On February 20, 1968, the Board of Selectmen voted unanimously not to renew Boucher's six-month contract.

==Ellenville Village Manager==
On November 16, 1968, Boucher was appointed Village Manager of Ellenville, New York. Upon taking office, Boucher formulated a ten-point "program of progress", which consisted of centralizing purchasing, updating equipment and work methods, improving snow removal, implementing new budget procedures, hiring professional leadership for the street department, and creating programs for street renewal, narcotics control, youth, tree replacement, and the development of Mount Cathalia as a recreational facility. Of his ten points, Boucher was able to implement the first five, which he said resulted in "countless tax savings" for the people of Ellenville.

In July 1969, Ellenville Trustee Rivan Krieger moved to remove Boucher from office after Boucher signed a check (worth $11.63) that should've gone to the New York State Employee's Retirement Fund over to himself. He was later accused of having falsely claimed be a graduate of two colleges. In August 1969, Boucher resigned, citing "political pressure" and his "deteriorating" relationship with the Ellenville Board of Trustees.

==Maywood Village Manager==
In March 1970, Boucher was named Village Manager of Maywood, Illinois. On May 6, 1970 he was arrested and charged with theft by deception, improper use of license plates, and failure to register a vehicle in Illinois. Boucher was accused of using the same camper truck as collateral for two loans, failing to register in the state of Illinois a 1970 Cadillac he purchased in Louisiana, and using New York plates issued to a different car on his Cadillac. On May 15, the village board voted to suspend him indefinitely without pay pending an investigation. The investigation found "gross irregularities in his application for employment". Boucher had falsely claimed to have earned bachelor's and master's degrees in public administration from Northwestern University. He had also claimed to have served as city manager of Juneau, Alaska from 1958 to 1960, when he had actually been teaching. On May 28 the board voted to fire him.

On April 26, 1971, he pleaded guilty to theft of property under $150. Boucher admitted to securing a $2,500 loan from the Maywood Employees Credit Union and pledging the title of a camper truck as collateral. Although the agreement for this loan stated that the title was unencumbered, there was in fact an outstanding lien.

On May 15, 1971, he was sentenced to three years probation and order to repay the $2,500 and $300 interest at the rate of $200 a month.

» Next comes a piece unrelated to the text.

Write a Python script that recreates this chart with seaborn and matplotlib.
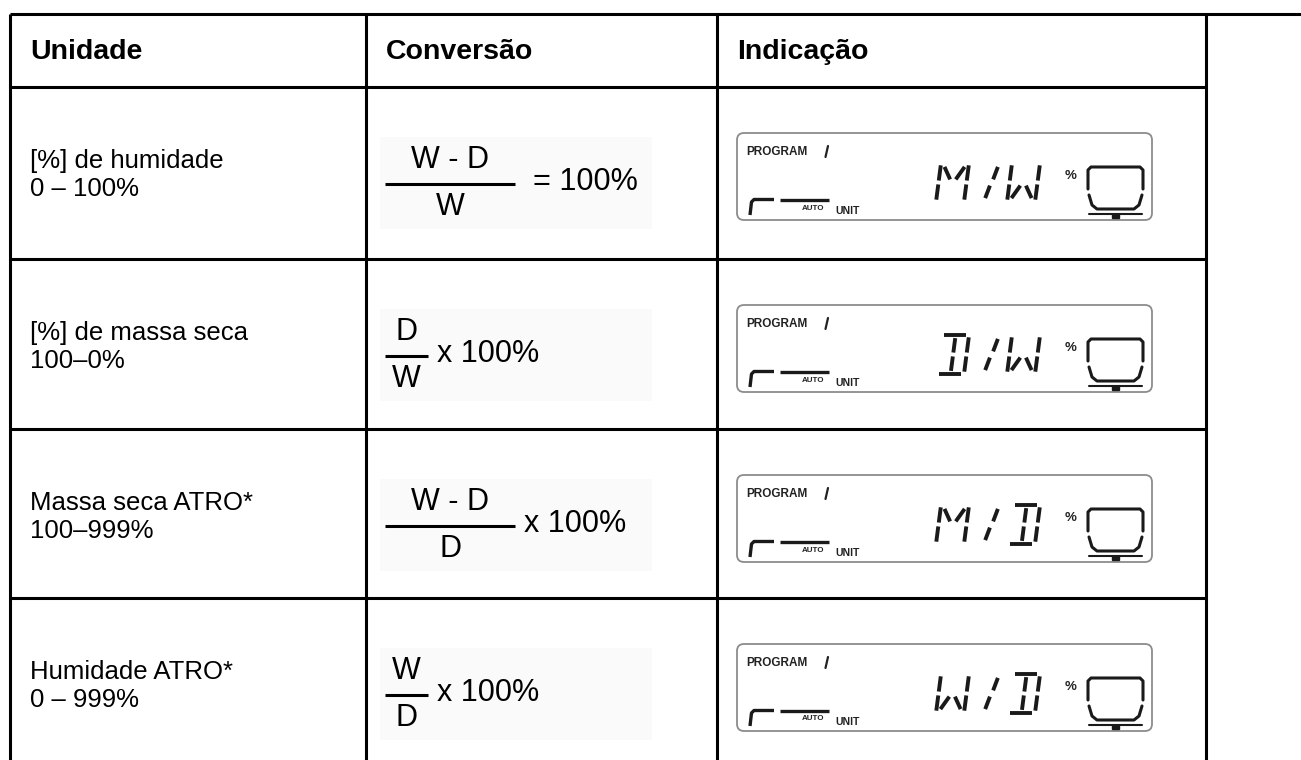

In August 1971, Boucher's probation was revoked after he failed make any of his scheduled payments to the credit union. At his revocation hearing, Boucher testified that he was unable to secure employment and that his main sources of income were a welfare stipend of $256 a month, which he sent to his brother, who was caring of his children, and unemployment benefits of $74 a week which he used to pay his rent and to care for his wife, who was in an institution. He was sentenced to one year in Cook County Jail. Boucher appealed the order revoking his probation to the Illinois Appellate Court on the grounds that his rights under the Illinois and United States Constitutions were violated because his imprisonment would be "tantamount to imprisonment of an indigent for failure to pay a debt". The appellate court affirmed the Circuit Court of Cook County's decision on March 14, 1973. The Supreme Court of Illinois granted leave to appeal and on May 20, 1974, vacated the appellate court's decision.

==Personal life==
Boucher was married to Betty Boucher. They had three children. While they were in Saugus, Betty Boucher pushed for the creation of a town theater company. At her urging the Saugus Towncriers, now known as the Theatre Company of Saugus, was founded.

Boucher's hobbies included collecting rare books, listening to classical music, photography, fossil hunting, skiing, hiking, and sailing.